# what to use for stripers?



## mossboss (Aug 3, 2005)

I have access to a private lake thats been stocked with them for over 20 years.I know that the main part of the lake is 25 to 38 feet deep.I have a new color fish finder an mark what I believe are schools of stripers.The yellow arches are bigger fish and there are many of them in the schools.How and what would you use to try to catch them? I have only heard of using shad or shiners.HELP?


----------



## Lewzer (Apr 5, 2004)

I was going to say troll big live shad for them. I've caught them on topwater poppers when they were busting baitfish before sunup and after sunset.
I've also caught them tightlining shrimp on the bottom with no weight for catfish. I've read of people catching them tightlining liver.


----------



## mossboss (Aug 3, 2005)

I've never seen them busting topwater yet.I know they catch them on liver at buckeye lake.So far I've tried trolling crank baits with no luck.They seem to be in 18 to 22 feet of water.


----------



## Stripers4Life (May 2, 2007)

I've been having very decent luck latley cast netting bluegill from the shores of the pond they are in. Then I get in the boat, find the school, and drop the bluegill right in it. The bluegill are small, 4 - 6 inches, hooked right through the lip, with a small sinker 12 - 18 inches up. It seems to be very effective. If anyone remembers the post I had earlier this year about the pond I could'nt catch them in. Well this is the method I've been using latly on that pond. The livers on a bobber also work good. A fishing buddy once told me that baitfish used from the body of water you are fishing is always the best bait. The reason why is because these baitfish are arch enemies with the predatorial fish in that body of water, and instinctivly panic when they see these other fish. The added panic and movement of these baitfish just make the bigger fish more interested. I don't know if this is true, but seems to be working very good. Thanks and good fishing.


----------



## WISH IT WAS YOU (Jul 25, 2006)

are they stripers or hybrd stripers. if they are stripers i would try super slow trolling 4 inch twister tails with a big jig head make sure it does not hit the bottom keep it 4 feet off the bottom . or try trolling bombers. drifting creek chubs and worms. if they are hybrd striper try chicken liver or night crawlers on the bottom. try casting smaller shad type baits at sufaceing schools like 2-3 inch bait try jiging night crawlers were you know they are schooling on the bottom . try trolling shad raps/smaller sized bombers / husky jerks. and other cranks


----------



## truck (Apr 12, 2004)

The average life span of hybrid striped bass is 5 to 6 years
This is more similar to white bass than to striped bass
which have been reported up to 30 to 40 years old . Hum what r they hybrids or real stripers ?


----------



## kingjohn (Apr 23, 2004)

ur right,,its always better for that reason,,,,,,,,, but the gilll and trolling live shad is thedeal,,, even big Cory will tell ya,,,,,,, Ive been wanting to catch one to try a new recipe,,but just havent had the luck laltely,,,, I guess if I were just throwin them back ,,,I couldnt keep em off the line! oh well !


----------



## Webman27 (May 31, 2007)

I just watched an In-Fisherman on Monday and they were nailing huge strippers, whippers and whitties all on a Berkley (of course since they pimp them out like no tomorrow) white fluke rigged on a weighted wide gap hook. They had some really nice fish as usual, you could give that a whirl. The show will probably run on TOC again this week would be my guess if you wanted to check it out.


----------



## Fish-N-Fool (Apr 12, 2004)

I popped a few stripers at Kiser Lake on a worm harness/slip rig with a 1/2 ounce weight. They liked it when I made very large up/down motion while on a medium retieve. These are little buggers (12-15 inches) that the state just stocked, but I think they will get big in there fast!

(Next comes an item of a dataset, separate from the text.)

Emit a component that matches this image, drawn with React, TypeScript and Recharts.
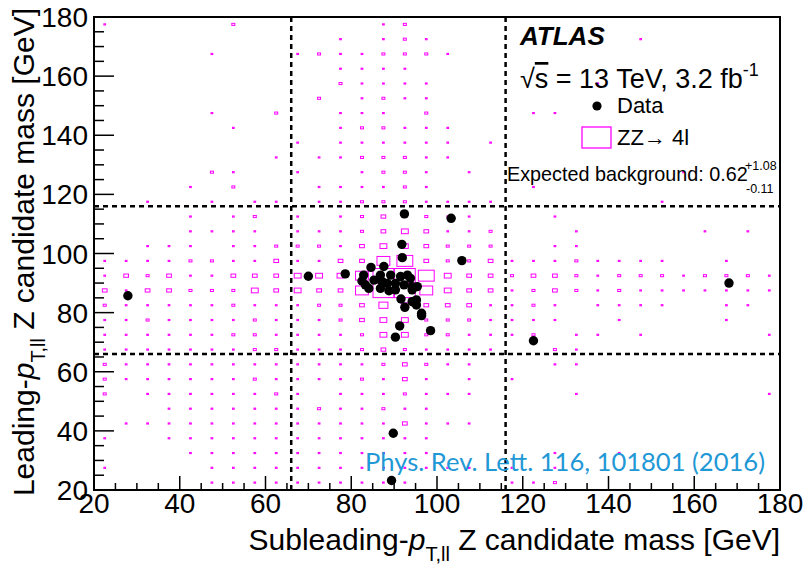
import React from 'react';
import { ScatterChart, Scatter, XAxis, YAxis, ReferenceLine, ReferenceArea } from 'recharts';

// ---------- data ----------
const X_DOMAIN: [number, number] = [20, 180];
const Y_DOMAIN: [number, number] = [20, 180];
const BIN = 5;
const FIRST_BIN_CENTER = 22.5;

const xTicks = [20, 25, 30, 35, 40, 45, 50, 55, 60, 65, 70, 75, 80, 85, 90, 95, 100, 105, 110, 115, 120, 125, 130, 135, 140, 145, 150, 155, 160, 165, 170, 175, 180];
const yTicks = [20, 25, 30, 35, 40, 45, 50, 55, 60, 65, 70, 75, 80, 85, 90, 95, 100, 105, 110, 115, 120, 125, 130, 135, 140, 145, 150, 155, 160, 165, 170, 175, 180];
const majorLabels = [20, 40, 60, 80, 100, 120, 140, 160, 180];
const cutValues = [66, 116];

// ZZ -> 4l expectation, 5 GeV bins; one string per row, top row (177.5 GeV) first.
// '.' = empty bin, digit = relative box size level
const mcRowsTopDown = [
  '1.....2......12.................',
  '...........1.121.........1......',
  '.....1...12112221...............',
  '...........1111.................',
  '...........21111.......1........',
  '..........2.1211................',
  '.....1..2..111.2....11..........',
  '......1....122111...............',
  '.........1.111111.1.............',
  '........1.1122211...............',
  '.....21..1..1221.1.........1....',
  '....1.2...111121....1...........',
  '..1..1.11.112221111.......1.....',
  '....1.12.1.1232211...1..........',
  '....1111.1112343112...1.....1.1.',
  '..111.1122213443222..11.........',
  '111122113113367322311121111..1..',
  '13231133344468874332332122212221',
  '31332224343368864331232121111111',
  '211111211122354333112' + '1.1111..11.',
  '112111121112344222111' + '1..1....1..',
  '111111221111244221112' + '.11.1.....1',
  '11111112211' + '12321111..' + '21.........',
  '21111111111' + '1123211...' + '11.........',
  '21111112111' + '12131.1.1.' + '...........',
  '2.11111121.' + '1112111...' + '.1........1',
  '...11111112' + '11211.....' + '...........',
  '.1111111111' + '1113111...' + '...........',
  '1..11111111' + '11111.....' + '...........',
  '....1111111' + '11111.....' + '1..1.......',
  '1....111111' + '1111111.1.' + '1..........',
  '.....111111' + '1111....11' + '2..........',
];

// observed events (subleading mass, leading mass) in GeV
const dataX = [27.9, 70.0, 78.6, 84.6, 87.6, 91.8, 91.9, 105.8, 103.3, 92.4, 82.9, 82.5, 83.3, 84.1, 86.8, 87.2, 86.8, 88.8, 90.3, 89.2, 90.3, 91.5, 92.3, 93.1, 93.8, 94.2, 95.4, 94.2, 88.4, 85.3, 91.6, 92.5, 94.2, 95.2, 95.2, 96.4, 96.4, 98.5, 91.3, 90.3, 89.8, 89.4, 122.5, 168.1];
const dataY = [85.7, 92.3, 93.1, 95.3, 95.6, 103.1, 98.6, 97.6, 111.9, 113.4, 92.7, 90.7, 89.4, 88.2, 92.7, 90.5, 88.2, 87.4, 87.7, 92.7, 89.9, 92.2, 89.4, 92.7, 91.6, 88.8, 88.8, 87.7, 89.9, 91.0, 84.6, 81.8, 83.7, 84.3, 82.6, 79.8, 79.0, 73.9, 75.5, 71.7, 39.2, 23.2, 70.5, 90.0];

// ---------- styling / layout ----------
const W = 807;
const H = 571;
const MARGIN = { top: 17, right: 27, bottom: 0, left: 0 };
const Y_AXIS_W = 94;
const X_AXIS_H = 81;
const PLOT_W = W - MARGIN.right - Y_AXIS_W;
const PLOT_H = H - MARGIN.top - X_AXIS_H;
const BIN_PX_W = (PLOT_W / (X_DOMAIN[1] - X_DOMAIN[0])) * BIN;
const BIN_PX_H = (PLOT_H / (Y_DOMAIN[1] - Y_DOMAIN[0])) * BIN;
const LEVEL_SCALE = [0, 0.08, 0.14, 0.22, 0.32, 0.42, 0.6, 0.74, 0.97];
const MAGENTA = '#ff00ff';
const FONT = '"Liberation Sans", Arial, Helvetica, sans-serif';

const nRows = mcRowsTopDown.length;
const mcData: { x: number; y: number; level: number }[] = [];
mcRowsTopDown.forEach((row, i) => {
  const rowIndex = nRows - 1 - i;
  row.split('').forEach((ch, col) => {
    if (ch !== '.') {
      mcData.push({ x: FIRST_BIN_CENTER + BIN * col, y: FIRST_BIN_CENTER + BIN * rowIndex, level: Number(ch) });
    }
  });
});
const obsData = dataX.map((x, i) => ({ x, y: dataY[i] }));

const MCBox = (props: any) => {
  const { cx, cy, payload } = props;
  if (cx == null || cy == null) return null;
  const s = LEVEL_SCALE[payload.level] || 0.08;
  const w = Math.max(1.6, s * BIN_PX_W);
  const h = Math.max(1.2, s * BIN_PX_H);
  return <rect x={cx - w / 2} y={cy - h / 2} width={w} height={h} fill="none" stroke={MAGENTA} strokeWidth={1} />;
};

const DataDot = (props: any) => {
  const { cx, cy } = props;
  if (cx == null || cy == null) return null;
  return <circle cx={cx} cy={cy} r={4.7} fill="#000" />;
};

const XTick = (props: any) => {
  const { x, y, payload } = props;
  const v = payload.value;
  const major = majorLabels.includes(v);
  return (
    <g>
      <line x1={x} x2={x} y1={y} y2={y - (major ? 14 : 7)} stroke="#000" strokeWidth={1.5} />
      {major && (
        <text x={x} y={y + 23} textAnchor="middle" fontSize={28} fontFamily={FONT} fill="#000">
          {v}
        </text>
      )}
    </g>
  );
};

const YTick = (props: any) => {
  const { x, y, payload } = props;
  const v = payload.value;
  const major = majorLabels.includes(v);
  return (
    <g>
      <line x1={x} x2={x + (major ? 20 : 10)} y1={y} y2={y} stroke="#000" strokeWidth={1.5} />
      {major && (
        <text x={x - 6} y={y} dy={10} textAnchor="end" fontSize={28} fontFamily={FONT} fill="#000">
          {v}
        </text>
      )}
    </g>
  );
};

export default function App() {
  return (
    <div style={{ position: 'absolute', left: 0, top: 0, width: W, height: H, background: '#fff' }}>
      <ScatterChart width={W} height={H} margin={MARGIN}>
        <XAxis
          type="number"
          dataKey="x"
          domain={X_DOMAIN}
          ticks={xTicks}
          interval={0}
          tick={<XTick />}
          tickLine={false}
          axisLine={false}
          tickSize={0}
          tickMargin={0}
          height={X_AXIS_H}
          allowDataOverflow
        />
        <YAxis
          type="number"
          dataKey="y"
          domain={Y_DOMAIN}
          ticks={yTicks}
          interval={0}
          tick={<YTick />}
          tickLine={false}
          axisLine={false}
          tickSize={0}
          tickMargin={0}
          width={Y_AXIS_W}
          allowDataOverflow
        />
        <Scatter data={mcData} shape={<MCBox />} isAnimationActive={false} />
        {cutValues.map((v) => (
          <ReferenceLine key={'vx' + v} x={v} stroke="#000" strokeWidth={2.5} strokeDasharray="5 4" />
        ))}
        {cutValues.map((v) => (
          <ReferenceLine key={'hy' + v} y={v} stroke="#000" strokeWidth={2.5} strokeDasharray="5 4" />
        ))}
        <ReferenceArea x1={X_DOMAIN[0]} x2={X_DOMAIN[1]} y1={Y_DOMAIN[0]} y2={Y_DOMAIN[1]} fill="none" fillOpacity={0} stroke="#000" strokeWidth={2} />
        <Scatter data={obsData} shape={<DataDot />} isAnimationActive={false} />
      </ScatterChart>
      <svg width={W} height={H} style={{ position: 'absolute', left: 0, top: 0, pointerEvents: 'none' }}>
        <g fontFamily={FONT} fill="#000">
          <text x={780} y={550} textAnchor="end" fontSize={30}>
            Subleading-<tspan fontStyle="italic">p</tspan>
            <tspan fontSize={20} dy={11}>T,ll</tspan>
            <tspan dy={-11}>{' Z candidate mass [GeV]'}</tspan>
          </text>
          <text x={34} y={8} transform="rotate(-90 34 8)" textAnchor="end" fontSize={30}>
            Leading-<tspan fontStyle="italic">p</tspan>
            <tspan fontSize={20} dy={11}>T,ll</tspan>
            <tspan dy={-11}>{' Z candidate mass [GeV]'}</tspan>
          </text>
          <text x={520} y={45} fontSize={26} fontWeight="bold" fontStyle="italic">ATLAS</text>
          <text x={520} y={88} fontSize={27}>
            √<tspan textDecoration="overline">s</tspan>{' = 13 TeV, 3.2 fb'}
            <tspan fontSize={18} dy={-12}>-1</tspan>
          </text>
          <circle cx={597} cy={106} r={4.6} fill="#000" />
          <text x={617} y={113} fontSize={22}>Data</text>
          <rect x={582} y={127} width={29} height={21} fill="none" stroke={MAGENTA} strokeWidth={1.3} />
          <text x={617} y={145} fontSize={22}>ZZ→ 4l</text>
          <text x={507} y={181} fontSize={19.8}>Expected background: 0.62</text>
          <text x={745} y={170} fontSize={12.5}>+1.08</text>
          <text x={746} y={193} fontSize={12.5}>-0.11</text>
        </g>
        <text x={365} y={471} fontSize={25} fontFamily="Lato, 'Open Sans', sans-serif" fill="#1f98d6" textLength={400} lengthAdjust="spacingAndGlyphs">
          Phys. Rev. Lett. 116, 101801 (2016)
        </text>
      </svg>
    </div>
  );
}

Stripers can be caught on lots of different baits - just depends on conditions and the area. Drifting live shad works for me & you pick up some nice bonus fish!!


----------



## gotwipers (Mar 31, 2007)

I have had huge success with the Walley Assasin's. In the lake you are fishing you could set a slow drift (maybe w/ a sock) and drift over the school.


----------



## gulfvet (Apr 14, 2004)

When I was stationed in Las Vegas, we used to catch stripers from Lake Mead and from the Colorado River by Bullhead City with pieces of cut anchovie. The problem around here would be finding someplace that sells bags of whole, frozen 'chovies. Another great lure when they're busting on the surface is a zara spook. Keep it skipping like a fleeing shad and hold on tight! Castmasters work well, too! The best luck I've ever had with wipers was at the base lake at Offutt AFB in Omaha, NE, right before I was stationed here in Dayton. There was one particular spot, an inlet by the stables. (No, the water didn't come from the direction of the stables.) If I made long casts diagonally across the inlet flow with my ultralight and a 1/16 oz shad grub and let it sink, I could crawl it across the flow and sometimes it would get hammered and the race was on! It's fun trying to stop a wiper of 16 to 22 inches on 4 lb test in open water. I ended up catching about 15 or 16 there over the space of about 3 weeks in August and September of 1995. I only took 5 home, as a welcome surprise meal for the guy who was letting me stay with him after I had closed out our house on base. He appreciated it because he was in the middle of writing his graduation thesis at UNO. We grilled 'em whole with sweet corn and a packet of sliced potatoes, onions and peppers. Which reminds me, I need to go get some breakfast!


----------